Any thoughts on the last query. Thanks.

nmcdermaid

You at least need to build a cube, then issues will start to come to light. You need to actually have a business or technical reason to break the cube up. Otherwise don't bother. Generally performance is a non issue of you don't have flat dimensions.

You can split cubes because they have a different business purposes - i.e. there is not necessarily any point in having 'cars' and 'planets' in the same cube if there is no meaningful way to associate them.

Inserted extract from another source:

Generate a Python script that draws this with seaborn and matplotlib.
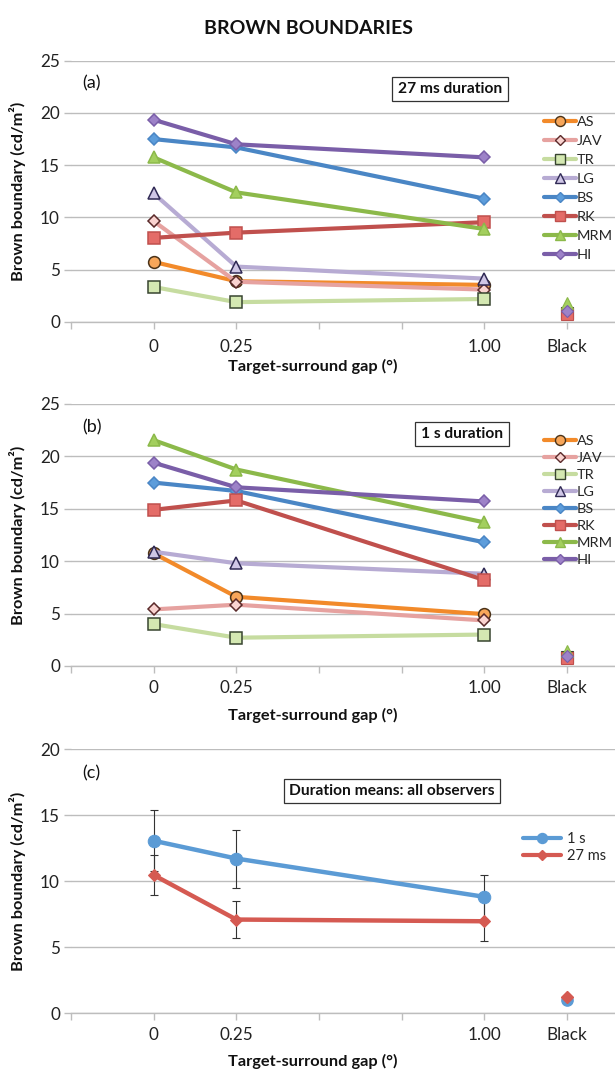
import numpy as np
import pandas as pd
import matplotlib
matplotlib.use("Agg")
import matplotlib.pyplot as plt
from matplotlib.lines import Line2D
import seaborn as sns

sns.set_theme(style="white")
plt.rcParams['font.family'] = ['Lato', 'DejaVu Sans']

# ---------------- data ----------------
gaps = [0.0, 0.25, 1.00]
black_pos = 1.25
xtick_vals = [0.0, 0.25, 0.5, 0.75, 1.0, 1.25]
xtick_labels = ["0", "0.25", "", "", "1.00", "Black"]
observers = ["AS", "JAV", "TR", "LG", "BS", "RK", "MRM", "HI"]

# Panel (a): 27 ms duration
a_AS = [5.75, 3.9, 3.55]
a_JAV = [9.65, 3.85, 3.1]
a_TR = [3.35, 1.9, 2.2]
a_LG = [12.3, 5.3, 4.15]
a_BS = [17.5, 16.7, 11.8]
a_RK = [8.05, 8.55, 9.55]
a_MRM = [15.75, 12.4, 8.9]
a_HI = [19.35, 17.0, 15.75]
a_black = [0.8, 0.9, 0.9, 1.3, 1.0, 0.8, 1.8, 1.1]

# Panel (b): 1 s duration
b_AS = [10.75, 6.6, 4.95]
b_JAV = [5.4, 5.85, 4.35]
b_TR = [4.0, 2.7, 3.0]
b_LG = [10.9, 9.8, 8.8]
b_BS = [17.5, 16.7, 11.8]
b_RK = [14.9, 15.8, 8.2]
b_MRM = [21.55, 18.75, 13.7]
b_HI = [19.4, 17.05, 15.7]
b_black = [0.8, 0.9, 0.9, 1.2, 1.0, 0.8, 1.4, 1.0]

# Panel (c): duration means
c_1s = [13.05, 11.7, 8.8]
c_1s_err = [2.3, 2.2, 1.65]
c_27 = [10.45, 7.08, 6.95]
c_27_err = [1.5, 1.38, 1.5]
c_black = [1.0, 1.25]
c_series = ["1 s", "27 ms"]

# ---------------- styles ----------------
styles = {
    "AS":  dict(color="#F28A2A", marker="o", mfc="#F7A65A", mec="#4a3218", ms=8.5),
    "JAV": dict(color="#E6A2A0", marker="D", mfc="#F9D3D0", mec="#5a2a2a", ms=6.5),
    "TR":  dict(color="#C6DCA0", marker="s", mfc="#D4E8B2", mec="#384530", ms=8.5),
    "LG":  dict(color="#B7ABD3", marker="^", mfc="#CFC6E6", mec="#302a55", ms=9),
    "BS":  dict(color="#4A86C5", marker="D", mfc="#5D9DDB", mec="#4A86C5", ms=6.5),
    "RK":  dict(color="#C0504D", marker="s", mfc="#E46C68", mec="#C0504D", ms=8.5),
    "MRM": dict(color="#8CB94A", marker="^", mfc="#A3CF5E", mec="#8CB94A", ms=9),
    "HI":  dict(color="#7A5EA8", marker="D", mfc="#9D82C8", mec="#7A5EA8", ms=6.5),
}
c_styles = {
    "1 s": dict(color="#5B9BD5", marker="o", mfc="#5B9BD5", mec="#5B9BD5", ms=9),
    "27 ms": dict(color="#D55A52", marker="D", mfc="#D55A52", mec="#D55A52", ms=6.5),
}

W, H = 615, 1075
fig = plt.figure(figsize=(W / 100, H / 100), dpi=100)

left = 71 / W
width = 1 - left
def ax_rect(top_px, bot_px):
    return [left, 1 - bot_px / H, width, (bot_px - top_px) / H]

ax_a = fig.add_axes(ax_rect(60.7, 322))
ax_b = fig.add_axes(ax_rect(404, 666))
ax_c = fig.add_axes(ax_rect(749, 1013))

grid_col = "#BDBDBD"
TICK_FS = 12.3
LABEL_FS = 11.8

def style_axis(ax, ymax, xlab_px, xpad):
    ax.set_xlim(-0.25, 1.395)
    ax.set_ylim(0, ymax)
    ax.set_yticks(np.arange(0, ymax + 0.1, 5))
    ax.set_yticklabels([f"{int(v)}" for v in np.arange(0, ymax + 0.1, 5)])
    ax.set_xticks(xtick_vals)
    ax.set_xticklabels(xtick_labels)
    ax.set_xticks([-0.25], minor=True)
    for s in ["top", "right", "left"]:
        ax.spines[s].set_visible(False)
    ax.spines["bottom"].set_color(grid_col)
    ax.spines["bottom"].set_linewidth(1.0)
    ax.grid(axis="y", color=grid_col, linewidth=1.0)
    ax.set_axisbelow(True)
    ax.tick_params(axis="both", which="both", direction="out", length=5,
                   color=grid_col, width=1.0, labelsize=TICK_FS, labelcolor="#222222")
    ax.tick_params(axis="x", which="both", bottom=True, pad=xpad)
    ax.tick_params(axis="y", left=True, pad=3)
    ax.set_xlabel("Target-surround gap (°)", fontsize=LABEL_FS, fontweight="bold", color="#111111")
    ax.set_ylabel("Brown boundary (cd/m²)", fontsize=LABEL_FS, fontweight="bold", color="#111111")
    bbox = ax.get_position()
    ax.yaxis.set_label_coords(-(71 - 26) / (bbox.width * W), 0.5)
    ax.xaxis.set_label_coords((313 - 71) / (bbox.width * W), -xlab_px / (bbox.height * H))


def draw_observers(ax, series, blacks):
    for name, vals in zip(observers, series):
        st = styles[name]
        df = pd.DataFrame({"gap": gaps, "value": vals})
        sns.lineplot(data=df, x="gap", y="value", ax=ax, color=st["color"],
                     linewidth=3.0, marker=st["marker"], markersize=st["ms"],
                     markerfacecolor=st["mfc"], markeredgecolor=st["mec"],
                     markeredgewidth=1.1, legend=False, zorder=3)
    for name, bv in zip(observers, blacks):
        st = styles[name]
        ax.plot([black_pos], [bv], linestyle="none", marker=st["marker"],
                markersize=st["ms"], markerfacecolor=st["mfc"],
                markeredgecolor=st["mec"], markeredgewidth=0.8, zorder=3)


def observer_legend(top_px, spacing):
    handles = []
    for name in observers:
        st = styles[name]
        handles.append(Line2D([0], [0], color=st["color"], linewidth=3.0,
                              marker=st["marker"], markersize=st["ms"] * 0.85,
                              markerfacecolor=st["mfc"], markeredgecolor=st["mec"],
                              markeredgewidth=1.0))
    fig.legend(handles, observers, loc="upper left",
               bbox_to_anchor=(544 / W, 1 - top_px / H),
               frameon=False, fontsize=10.4, handlelength=2.2,
               handletextpad=0.05, labelspacing=spacing, borderpad=0,
               borderaxespad=0)


def panel_text(label, lab_y, box_text, box_x, box_y):
    fig.text(82 / W, 1 - lab_y / H, label, fontsize=13, va="center", ha="left",
             color="#111111")
    fig.text(box_x / W, 1 - box_y / H, box_text, fontsize=11.2, fontweight="bold",
             va="center", ha="center", color="#111111",
             bbox=dict(boxstyle="square,pad=0.35", fc="white", ec="#333333", lw=0.9))


# ---------------- panel (a) ----------------
style_axis(ax_a, 25, 37, 7)
draw_observers(ax_a, [a_AS, a_JAV, a_TR, a_LG, a_BS, a_RK, a_MRM, a_HI], a_black)
observer_legend(116, 0.48)
panel_text("(a)", 83, "27 ms duration", 450, 89)

# ---------------- panel (b) ----------------
style_axis(ax_b, 25, 42, 5)
draw_observers(ax_b, [b_AS, b_JAV, b_TR, b_LG, b_BS, b_RK, b_MRM, b_HI], b_black)
observer_legend(435, 0.34)
panel_text("(b)", 427, "1 s duration", 462, 434)

# ---------------- panel (c) ----------------
style_axis(ax_c, 20, 41, 5)
for name, vals, errs in zip(c_series, [c_1s, c_27], [c_1s_err, c_27_err]):
    st = c_styles[name]
    df = pd.DataFrame({"gap": gaps, "value": vals})
    ax_c.errorbar(gaps, vals, yerr=errs, fmt="none", ecolor="#333333",
                  elinewidth=0.8, capsize=3, capthick=0.8, zorder=2)
    sns.lineplot(data=df, x="gap", y="value", ax=ax_c, color=st["color"],
                 linewidth=3.2, marker=st["marker"], markersize=st["ms"],
                 markerfacecolor=st["mfc"], markeredgecolor=st["mec"],
                 legend=False, zorder=3)
for name, bv in zip(c_series, c_black):
    st = c_styles[name]
    ax_c.plot([black_pos], [bv], linestyle="none", marker=st["marker"],
              markersize=st["ms"] * 0.9, markerfacecolor=st["mfc"],
              markeredgecolor=st["mec"], zorder=3)
c_handles = [Line2D([0], [0], color=c_styles[n]["color"], linewidth=3.0,
                    marker=c_styles[n]["marker"], markersize=c_styles[n]["ms"] * 0.8,
                    markerfacecolor=c_styles[n]["mfc"], markeredgecolor=c_styles[n]["mec"])
             for n in c_series]
fig.legend(c_handles, c_series, loc="upper left", bbox_to_anchor=(523 / W, 1 - 832 / H),
           frameon=False, fontsize=10.5, handlelength=2.6, handletextpad=0.4,
           labelspacing=0.2, borderpad=0, borderaxespad=0)
panel_text("(c)", 773, "Duration means: all observers", 392, 791)

fig.text(308 / W, 1 - 28 / H, "BROWN BOUNDARIES", fontsize=14, fontweight="bold",
         ha="center", va="center", color="#111111")

fig.savefig("out.png", dpi=100)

You might have a financial cube which has some HR elements in it and you might have a HR cube which has some financial elements in it. But you are unlikley to have a cube which has every HR dimension and measure and every financial dimension and measure. It might provide some insights but mostly it will just confuse because various measures and dimensions won't mix.

You can have one model which has all financial and HR dimensions and measures in it. Then in the cube definition part of the model you can split this into two cubes with a subset of dims/measures. That is a techinical possibility but I've never found it very practical personally.

PaulM, I have to argue with some points.

Certainly lack of attributes is an issue in powercubes. But the 2G limit is easily overcome by spreading cubes over files. (I believe once upon a time it was an an OS limit) You overcome many to many relationships in Transformer simply by modelling them correctly.